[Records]
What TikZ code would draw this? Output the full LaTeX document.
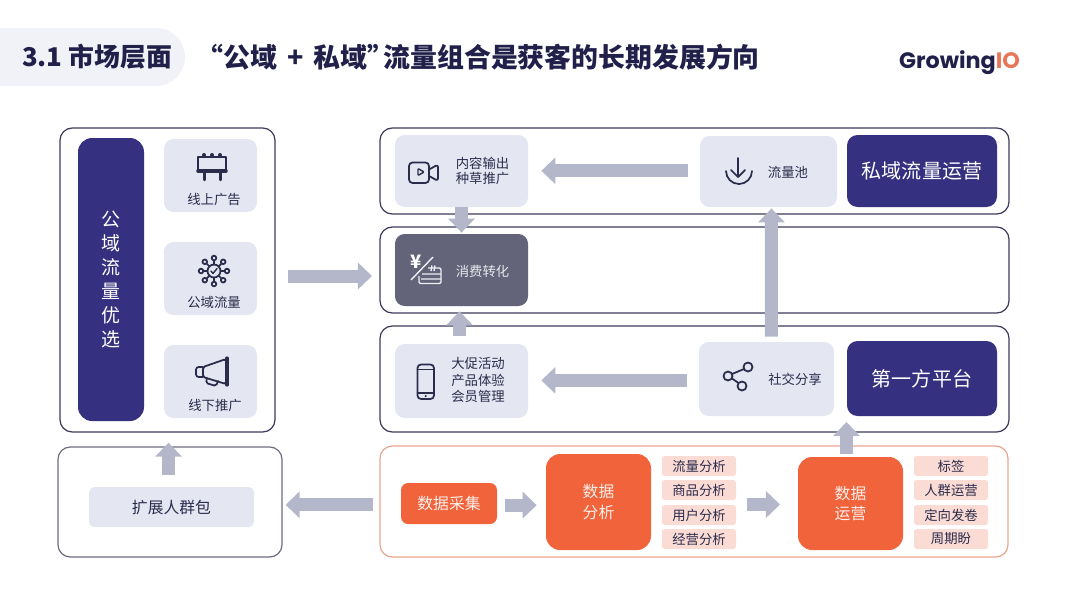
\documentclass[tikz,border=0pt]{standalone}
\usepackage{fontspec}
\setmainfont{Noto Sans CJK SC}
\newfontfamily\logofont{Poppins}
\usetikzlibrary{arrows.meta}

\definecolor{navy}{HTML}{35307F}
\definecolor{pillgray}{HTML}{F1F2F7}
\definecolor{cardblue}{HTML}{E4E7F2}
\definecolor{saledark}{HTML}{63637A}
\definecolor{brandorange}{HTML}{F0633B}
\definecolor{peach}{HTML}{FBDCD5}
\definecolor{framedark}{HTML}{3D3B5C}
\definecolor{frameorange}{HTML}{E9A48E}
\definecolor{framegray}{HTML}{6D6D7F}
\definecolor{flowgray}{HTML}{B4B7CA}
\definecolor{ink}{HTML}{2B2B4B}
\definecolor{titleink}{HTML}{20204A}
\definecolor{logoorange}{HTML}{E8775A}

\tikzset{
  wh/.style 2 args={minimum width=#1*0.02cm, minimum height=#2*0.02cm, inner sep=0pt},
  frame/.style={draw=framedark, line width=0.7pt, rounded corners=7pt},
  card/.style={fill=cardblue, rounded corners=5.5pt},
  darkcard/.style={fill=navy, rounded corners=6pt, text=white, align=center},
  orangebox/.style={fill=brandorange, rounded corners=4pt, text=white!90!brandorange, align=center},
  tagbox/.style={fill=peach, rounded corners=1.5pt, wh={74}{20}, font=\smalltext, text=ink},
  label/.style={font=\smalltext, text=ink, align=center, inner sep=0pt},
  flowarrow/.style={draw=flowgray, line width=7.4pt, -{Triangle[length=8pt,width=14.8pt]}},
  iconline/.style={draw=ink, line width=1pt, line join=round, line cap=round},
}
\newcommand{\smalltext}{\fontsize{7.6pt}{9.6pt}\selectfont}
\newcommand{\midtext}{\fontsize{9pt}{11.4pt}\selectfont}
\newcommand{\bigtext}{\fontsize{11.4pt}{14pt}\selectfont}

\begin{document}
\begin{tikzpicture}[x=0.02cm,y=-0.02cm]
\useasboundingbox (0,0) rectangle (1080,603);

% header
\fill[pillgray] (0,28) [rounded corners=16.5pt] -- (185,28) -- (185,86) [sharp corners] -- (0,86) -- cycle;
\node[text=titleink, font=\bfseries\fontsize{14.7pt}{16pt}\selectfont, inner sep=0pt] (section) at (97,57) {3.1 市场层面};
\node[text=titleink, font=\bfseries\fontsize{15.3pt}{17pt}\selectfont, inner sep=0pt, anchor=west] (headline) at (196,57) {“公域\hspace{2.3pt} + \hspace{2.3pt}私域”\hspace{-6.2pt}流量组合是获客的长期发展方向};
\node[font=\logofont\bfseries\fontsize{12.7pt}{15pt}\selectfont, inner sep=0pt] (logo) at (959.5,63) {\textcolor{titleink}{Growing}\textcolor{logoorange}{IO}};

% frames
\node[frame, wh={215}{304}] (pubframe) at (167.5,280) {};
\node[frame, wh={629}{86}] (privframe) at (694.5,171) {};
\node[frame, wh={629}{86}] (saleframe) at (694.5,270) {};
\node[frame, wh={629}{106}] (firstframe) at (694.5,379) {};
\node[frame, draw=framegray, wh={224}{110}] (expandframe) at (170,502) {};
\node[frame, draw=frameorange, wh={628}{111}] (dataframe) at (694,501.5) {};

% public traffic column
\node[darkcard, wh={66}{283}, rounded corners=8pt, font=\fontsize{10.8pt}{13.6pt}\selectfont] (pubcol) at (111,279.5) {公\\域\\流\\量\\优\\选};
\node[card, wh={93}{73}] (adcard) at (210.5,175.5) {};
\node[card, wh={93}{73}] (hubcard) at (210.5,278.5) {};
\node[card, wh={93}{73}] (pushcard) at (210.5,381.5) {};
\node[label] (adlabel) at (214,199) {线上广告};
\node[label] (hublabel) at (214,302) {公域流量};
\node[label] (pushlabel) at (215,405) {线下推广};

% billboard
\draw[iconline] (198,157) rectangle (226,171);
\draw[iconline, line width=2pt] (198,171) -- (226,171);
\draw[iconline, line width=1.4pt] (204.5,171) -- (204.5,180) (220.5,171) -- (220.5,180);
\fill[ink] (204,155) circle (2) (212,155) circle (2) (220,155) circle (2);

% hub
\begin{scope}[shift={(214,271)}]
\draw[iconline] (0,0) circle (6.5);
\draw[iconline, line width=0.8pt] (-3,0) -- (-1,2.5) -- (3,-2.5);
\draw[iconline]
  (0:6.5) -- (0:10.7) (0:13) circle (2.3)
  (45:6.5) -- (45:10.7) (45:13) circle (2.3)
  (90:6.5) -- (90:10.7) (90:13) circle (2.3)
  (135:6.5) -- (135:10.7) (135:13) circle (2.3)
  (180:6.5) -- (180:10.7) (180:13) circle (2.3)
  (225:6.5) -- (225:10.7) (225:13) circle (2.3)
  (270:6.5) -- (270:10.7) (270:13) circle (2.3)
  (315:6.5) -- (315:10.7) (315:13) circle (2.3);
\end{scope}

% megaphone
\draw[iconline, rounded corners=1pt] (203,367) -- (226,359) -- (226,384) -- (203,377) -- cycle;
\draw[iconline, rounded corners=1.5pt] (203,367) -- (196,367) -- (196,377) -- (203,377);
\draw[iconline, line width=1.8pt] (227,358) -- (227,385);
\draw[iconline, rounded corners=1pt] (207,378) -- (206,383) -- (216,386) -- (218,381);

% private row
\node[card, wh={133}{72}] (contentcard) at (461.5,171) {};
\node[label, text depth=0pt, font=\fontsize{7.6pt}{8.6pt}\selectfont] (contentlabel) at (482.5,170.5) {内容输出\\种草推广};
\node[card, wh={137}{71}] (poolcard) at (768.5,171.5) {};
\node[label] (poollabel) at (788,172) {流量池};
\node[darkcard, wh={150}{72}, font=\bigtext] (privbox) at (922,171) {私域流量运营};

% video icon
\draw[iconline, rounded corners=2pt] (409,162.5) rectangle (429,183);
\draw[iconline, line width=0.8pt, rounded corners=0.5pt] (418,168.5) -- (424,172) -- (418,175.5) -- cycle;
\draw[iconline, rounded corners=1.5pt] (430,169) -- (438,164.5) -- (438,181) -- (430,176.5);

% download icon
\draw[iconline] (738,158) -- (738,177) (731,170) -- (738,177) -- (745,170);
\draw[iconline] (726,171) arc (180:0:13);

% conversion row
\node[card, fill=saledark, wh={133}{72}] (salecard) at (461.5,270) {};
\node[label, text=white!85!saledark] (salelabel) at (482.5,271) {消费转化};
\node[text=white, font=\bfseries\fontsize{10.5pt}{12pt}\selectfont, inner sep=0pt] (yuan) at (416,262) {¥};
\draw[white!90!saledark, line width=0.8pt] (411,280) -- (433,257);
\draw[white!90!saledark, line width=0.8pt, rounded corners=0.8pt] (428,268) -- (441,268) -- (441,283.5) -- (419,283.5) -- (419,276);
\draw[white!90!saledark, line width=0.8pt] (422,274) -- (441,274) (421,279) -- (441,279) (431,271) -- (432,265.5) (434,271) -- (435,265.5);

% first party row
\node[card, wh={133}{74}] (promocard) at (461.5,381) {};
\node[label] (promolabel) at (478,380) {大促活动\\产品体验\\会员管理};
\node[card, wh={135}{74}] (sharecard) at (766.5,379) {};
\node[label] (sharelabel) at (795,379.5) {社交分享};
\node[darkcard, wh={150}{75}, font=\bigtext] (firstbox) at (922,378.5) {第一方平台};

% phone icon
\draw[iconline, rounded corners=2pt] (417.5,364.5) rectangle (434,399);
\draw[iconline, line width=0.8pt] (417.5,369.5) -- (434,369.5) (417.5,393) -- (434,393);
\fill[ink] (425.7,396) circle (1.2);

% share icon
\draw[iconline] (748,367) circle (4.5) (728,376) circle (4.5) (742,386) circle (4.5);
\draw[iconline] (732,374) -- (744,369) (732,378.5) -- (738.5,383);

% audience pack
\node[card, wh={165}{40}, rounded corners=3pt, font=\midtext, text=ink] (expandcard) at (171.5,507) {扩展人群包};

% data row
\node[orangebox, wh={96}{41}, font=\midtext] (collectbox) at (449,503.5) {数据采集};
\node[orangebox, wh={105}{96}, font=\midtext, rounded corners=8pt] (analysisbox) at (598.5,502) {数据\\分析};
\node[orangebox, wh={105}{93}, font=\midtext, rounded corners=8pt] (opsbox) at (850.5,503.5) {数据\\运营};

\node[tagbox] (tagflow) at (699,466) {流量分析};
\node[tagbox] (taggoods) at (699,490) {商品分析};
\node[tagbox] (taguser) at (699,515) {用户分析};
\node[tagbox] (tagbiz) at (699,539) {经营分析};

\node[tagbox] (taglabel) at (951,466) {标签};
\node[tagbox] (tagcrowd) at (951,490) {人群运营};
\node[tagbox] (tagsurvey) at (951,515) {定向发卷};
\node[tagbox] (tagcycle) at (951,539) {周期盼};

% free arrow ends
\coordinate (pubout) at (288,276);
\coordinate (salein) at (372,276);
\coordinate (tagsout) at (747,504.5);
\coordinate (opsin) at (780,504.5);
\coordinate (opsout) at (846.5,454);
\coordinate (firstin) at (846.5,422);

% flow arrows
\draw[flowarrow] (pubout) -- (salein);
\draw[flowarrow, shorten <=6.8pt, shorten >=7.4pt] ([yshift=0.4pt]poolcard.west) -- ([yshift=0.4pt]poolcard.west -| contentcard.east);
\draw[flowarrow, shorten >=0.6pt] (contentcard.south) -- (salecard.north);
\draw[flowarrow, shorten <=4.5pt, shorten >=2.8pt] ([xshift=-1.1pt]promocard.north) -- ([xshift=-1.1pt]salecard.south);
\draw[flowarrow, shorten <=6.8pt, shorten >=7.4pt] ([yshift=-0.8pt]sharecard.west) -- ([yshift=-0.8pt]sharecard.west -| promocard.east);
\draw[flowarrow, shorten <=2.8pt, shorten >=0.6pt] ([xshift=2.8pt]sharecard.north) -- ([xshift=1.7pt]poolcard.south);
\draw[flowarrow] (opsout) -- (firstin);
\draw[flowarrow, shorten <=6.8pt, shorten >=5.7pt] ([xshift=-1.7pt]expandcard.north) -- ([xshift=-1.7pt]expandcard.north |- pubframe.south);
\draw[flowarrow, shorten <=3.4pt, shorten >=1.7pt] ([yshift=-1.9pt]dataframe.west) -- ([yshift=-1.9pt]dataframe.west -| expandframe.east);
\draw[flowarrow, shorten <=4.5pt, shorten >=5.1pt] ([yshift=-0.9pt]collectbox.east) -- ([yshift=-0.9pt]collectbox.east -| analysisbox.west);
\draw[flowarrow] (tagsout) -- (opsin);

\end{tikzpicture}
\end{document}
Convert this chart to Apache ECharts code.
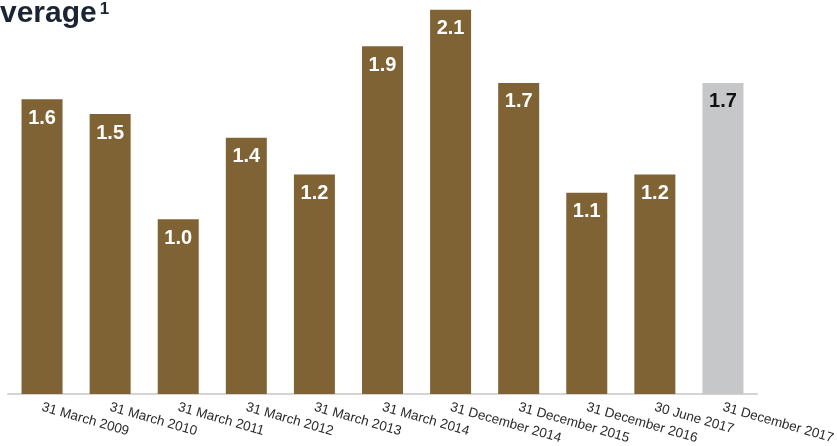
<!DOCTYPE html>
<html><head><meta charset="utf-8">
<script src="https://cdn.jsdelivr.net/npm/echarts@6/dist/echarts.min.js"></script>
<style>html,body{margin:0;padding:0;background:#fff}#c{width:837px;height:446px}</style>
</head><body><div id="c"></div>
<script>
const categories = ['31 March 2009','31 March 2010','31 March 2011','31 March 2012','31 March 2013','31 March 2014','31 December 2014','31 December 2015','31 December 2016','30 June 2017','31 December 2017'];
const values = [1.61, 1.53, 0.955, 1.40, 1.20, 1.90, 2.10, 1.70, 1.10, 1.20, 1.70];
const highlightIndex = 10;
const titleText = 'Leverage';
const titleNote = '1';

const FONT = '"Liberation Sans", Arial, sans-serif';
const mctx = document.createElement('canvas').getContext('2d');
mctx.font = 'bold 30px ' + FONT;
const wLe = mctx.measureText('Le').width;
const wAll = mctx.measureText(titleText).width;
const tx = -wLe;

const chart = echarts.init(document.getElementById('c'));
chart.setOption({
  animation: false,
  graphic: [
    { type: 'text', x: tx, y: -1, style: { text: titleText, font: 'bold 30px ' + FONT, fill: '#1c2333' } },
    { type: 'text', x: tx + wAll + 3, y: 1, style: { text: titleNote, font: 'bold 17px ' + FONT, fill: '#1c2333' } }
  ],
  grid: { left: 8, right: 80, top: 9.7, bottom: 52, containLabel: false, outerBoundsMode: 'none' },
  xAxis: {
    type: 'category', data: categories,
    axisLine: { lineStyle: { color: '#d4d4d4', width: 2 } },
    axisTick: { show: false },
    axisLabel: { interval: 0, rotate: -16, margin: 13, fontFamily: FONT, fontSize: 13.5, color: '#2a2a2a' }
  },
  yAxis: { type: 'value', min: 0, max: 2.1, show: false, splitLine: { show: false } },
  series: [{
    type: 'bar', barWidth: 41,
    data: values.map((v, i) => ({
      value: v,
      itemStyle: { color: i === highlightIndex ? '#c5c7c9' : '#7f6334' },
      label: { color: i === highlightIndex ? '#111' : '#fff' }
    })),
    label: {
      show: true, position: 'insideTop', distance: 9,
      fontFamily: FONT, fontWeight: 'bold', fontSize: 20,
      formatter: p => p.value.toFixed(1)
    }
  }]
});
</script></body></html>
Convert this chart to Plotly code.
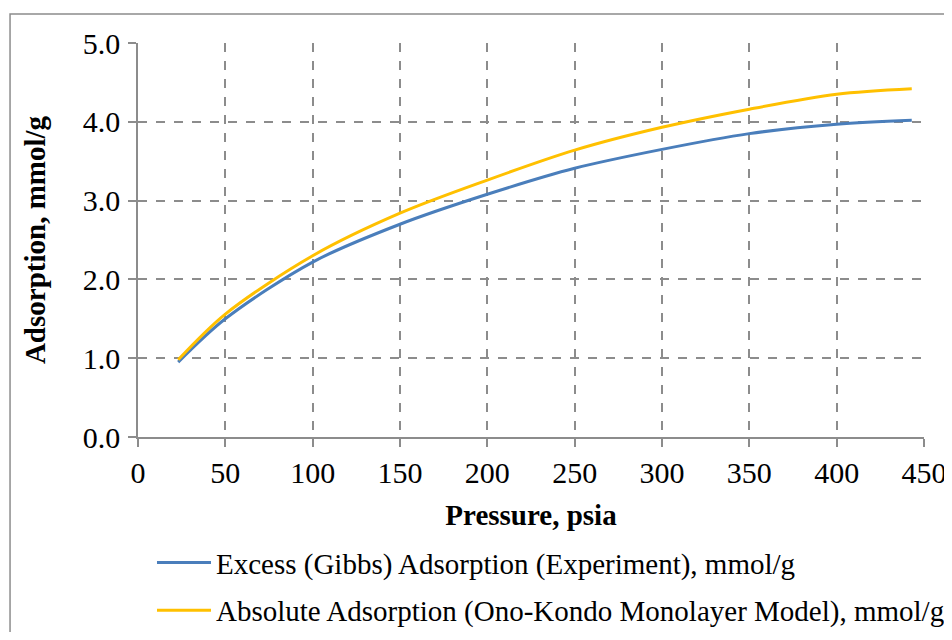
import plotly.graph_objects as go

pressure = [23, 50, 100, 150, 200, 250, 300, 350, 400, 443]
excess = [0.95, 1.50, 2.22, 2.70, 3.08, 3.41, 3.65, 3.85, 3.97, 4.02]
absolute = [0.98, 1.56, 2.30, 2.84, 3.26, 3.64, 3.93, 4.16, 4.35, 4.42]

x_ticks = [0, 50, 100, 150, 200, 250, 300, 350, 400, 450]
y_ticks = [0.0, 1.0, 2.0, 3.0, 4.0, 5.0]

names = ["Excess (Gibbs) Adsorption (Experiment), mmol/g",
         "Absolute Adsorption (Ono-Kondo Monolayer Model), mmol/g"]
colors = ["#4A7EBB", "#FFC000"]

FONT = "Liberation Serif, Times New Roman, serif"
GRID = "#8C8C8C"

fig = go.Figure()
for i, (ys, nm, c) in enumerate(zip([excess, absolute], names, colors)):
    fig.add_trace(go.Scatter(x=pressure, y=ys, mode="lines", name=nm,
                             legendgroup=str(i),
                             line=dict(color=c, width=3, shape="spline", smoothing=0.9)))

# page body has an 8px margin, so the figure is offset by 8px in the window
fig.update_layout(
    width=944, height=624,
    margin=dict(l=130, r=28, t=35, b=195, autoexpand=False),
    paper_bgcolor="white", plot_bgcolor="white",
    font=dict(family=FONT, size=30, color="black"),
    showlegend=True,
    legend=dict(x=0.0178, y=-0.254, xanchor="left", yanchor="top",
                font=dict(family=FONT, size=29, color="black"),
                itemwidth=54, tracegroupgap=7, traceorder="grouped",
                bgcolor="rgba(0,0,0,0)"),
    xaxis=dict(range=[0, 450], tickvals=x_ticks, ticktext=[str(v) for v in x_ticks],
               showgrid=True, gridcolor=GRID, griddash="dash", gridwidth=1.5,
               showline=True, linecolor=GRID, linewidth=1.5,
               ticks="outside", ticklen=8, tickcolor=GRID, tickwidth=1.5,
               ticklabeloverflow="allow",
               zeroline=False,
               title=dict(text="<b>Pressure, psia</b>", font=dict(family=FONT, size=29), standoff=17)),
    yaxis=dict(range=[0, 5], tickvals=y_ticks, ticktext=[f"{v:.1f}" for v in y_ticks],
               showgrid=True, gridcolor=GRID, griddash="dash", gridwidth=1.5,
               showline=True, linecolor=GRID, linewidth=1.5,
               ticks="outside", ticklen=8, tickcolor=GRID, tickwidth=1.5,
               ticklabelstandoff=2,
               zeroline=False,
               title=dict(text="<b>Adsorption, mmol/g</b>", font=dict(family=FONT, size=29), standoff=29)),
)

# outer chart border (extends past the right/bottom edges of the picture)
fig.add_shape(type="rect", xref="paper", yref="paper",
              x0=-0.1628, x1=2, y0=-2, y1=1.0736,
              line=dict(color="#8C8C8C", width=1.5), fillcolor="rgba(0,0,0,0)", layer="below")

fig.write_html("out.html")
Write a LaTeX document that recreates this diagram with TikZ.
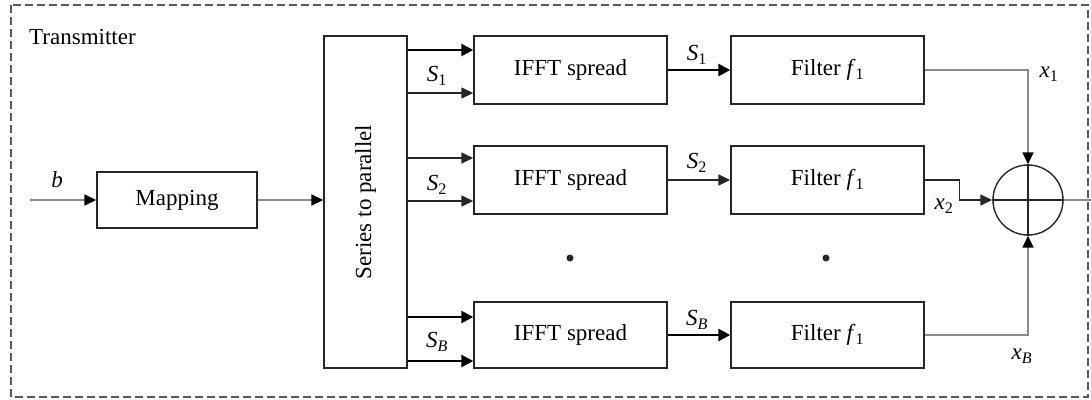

▶ **What is expected**: Copy nothing but the lines from the first one in the listing through the line with "inner sep=0pt] (logo)", and omit the pictures.

▶ **Full answer**:
What TikZ code would draw this? Output the full LaTeX document.
\documentclass[tikz,border=0pt]{standalone}
\usepackage{fontspec}
\setmainfont{Noto Sans CJK SC}
\newfontfamily\logofont{Poppins}
\usetikzlibrary{arrows.meta}

\definecolor{navy}{HTML}{35307F}
\definecolor{pillgray}{HTML}{F1F2F7}
\definecolor{cardblue}{HTML}{E4E7F2}
\definecolor{saledark}{HTML}{63637A}
\definecolor{brandorange}{HTML}{F0633B}
\definecolor{peach}{HTML}{FBDCD5}
\definecolor{framedark}{HTML}{3D3B5C}
\definecolor{frameorange}{HTML}{E9A48E}
\definecolor{framegray}{HTML}{6D6D7F}
\definecolor{flowgray}{HTML}{B4B7CA}
\definecolor{ink}{HTML}{2B2B4B}
\definecolor{titleink}{HTML}{20204A}
\definecolor{logoorange}{HTML}{E8775A}

\tikzset{
  wh/.style 2 args={minimum width=#1*0.02cm, minimum height=#2*0.02cm, inner sep=0pt},
  frame/.style={draw=framedark, line width=0.7pt, rounded corners=7pt},
  card/.style={fill=cardblue, rounded corners=5.5pt},
  darkcard/.style={fill=navy, rounded corners=6pt, text=white, align=center},
  orangebox/.style={fill=brandorange, rounded corners=4pt, text=white!90!brandorange, align=center},
  tagbox/.style={fill=peach, rounded corners=1.5pt, wh={74}{20}, font=\smalltext, text=ink},
  label/.style={font=\smalltext, text=ink, align=center, inner sep=0pt},
  flowarrow/.style={draw=flowgray, line width=7.4pt, -{Triangle[length=8pt,width=14.8pt]}},
  iconline/.style={draw=ink, line width=1pt, line join=round, line cap=round},
}
\newcommand{\smalltext}{\fontsize{7.6pt}{9.6pt}\selectfont}
\newcommand{\midtext}{\fontsize{9pt}{11.4pt}\selectfont}
\newcommand{\bigtext}{\fontsize{11.4pt}{14pt}\selectfont}

\begin{document}
\begin{tikzpicture}[x=0.02cm,y=-0.02cm]
\useasboundingbox (0,0) rectangle (1080,603);

% header
\fill[pillgray] (0,28) [rounded corners=16.5pt] -- (185,28) -- (185,86) [sharp corners] -- (0,86) -- cycle;
\node[text=titleink, font=\bfseries\fontsize{14.7pt}{16pt}\selectfont, inner sep=0pt] (section) at (97,57) {3.1 市场层面};
\node[text=titleink, font=\bfseries\fontsize{15.3pt}{17pt}\selectfont, inner sep=0pt, anchor=west] (headline) at (196,57) {“公域\hspace{2.3pt} + \hspace{2.3pt}私域”\hspace{-6.2pt}流量组合是获客的长期发展方向};
\node[font=\logofont\bfseries\fontsize{12.7pt}{15pt}\selectfont, inner sep=0pt] (logo) at (959.5,63) {\textcolor{titleink}{Growing}\textcolor{logoorange}{IO}};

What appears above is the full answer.